In [1]:
# Import essential packages
import os
import numpy as np
import pandas as pd
import matplotlib as mpl
import matplotlib.pyplot as plt

## 1 Which kind of Data is plotable?

At this point (23/09/2021), I identify 3 kinds of Data that are plotable:
- Data type Number (`int` or `float`, or in general, not string `object`) with many unique values $\rightarrow$ Use Histogram.
- Data type Number with few unique values (I choose the threshold is `<= 10`) $\rightarrow$ Use Bar Plot.
- Data type String with few unique values $\rightarrow$ Use Bar Plot.

### 1.1 Mathematics Logic Definition & Proof for Our Condition
If we define the following statements:
- `p` : Data type String.
- `q` : Data with less than or equal to 10 unique values.

Then we have following statements consequently:
- `~p`: Data type different than String (which is Number).
- `~q`: Data with more than 10 unique values.

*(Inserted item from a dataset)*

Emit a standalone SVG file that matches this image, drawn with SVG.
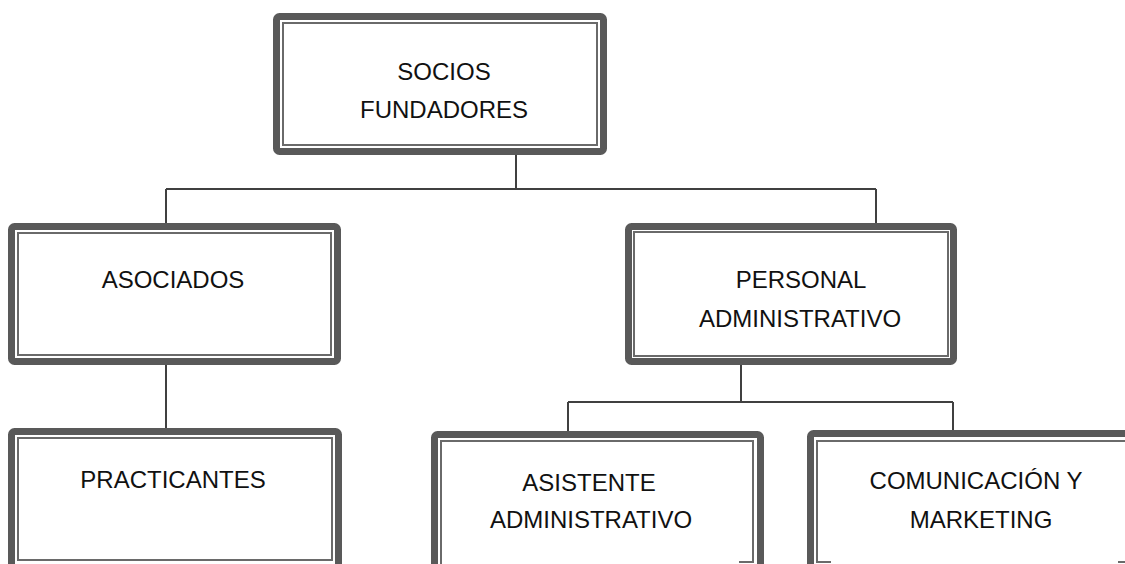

Now we have the condition for Data to be plotable: Data type Number, or Data type String with less than or equal to 10 unique values, or systematically, `Data type different than String, or Data type String and Data with less than or equal to 10 unique values.`. Symbolically:
- $\neg p \vee (p \wedge q)$

And with some basic logic:

$\neg p \vee (p \wedge q)$

$= (\neg p \vee p) \wedge (\neg p \vee q)$ ***`(Distributive Laws)`***

$= t \wedge (\neg p \vee q)$ ***`(Negation Laws)`***

$= \neg p \vee r$ ***`(Identity Laws)`***

So finally, we have the plotable condition: `Data type different than string and less than or equal to 10 unique values`, much shorter and easier to write.

In [5]:
def distribution_plot(df):
    plotable_col = [] # Contain all columns name whose data is plotable
    for col in df.columns:
        # Pass Id Col (if there is), we don't want to plot such a thing
        if len(df[col].unique()) == df[col].shape[0]:
            continue
        # Identify Plotable Data (columns)
        if df[col].dtype != 'object' and len(df[col].unique()):
            plotable_col.append(col)
            
    print(plotable_col)
    
    fig = plt.figure(figsize=(16, 16))
    fig.add_gridspec()

In [6]:
df = pd.read_csv('./datasets/titanic_train.csv')

In [7]:
distribution_plot(df)

['Survived', 'Pclass', 'Age', 'SibSp', 'Parch', 'Fare']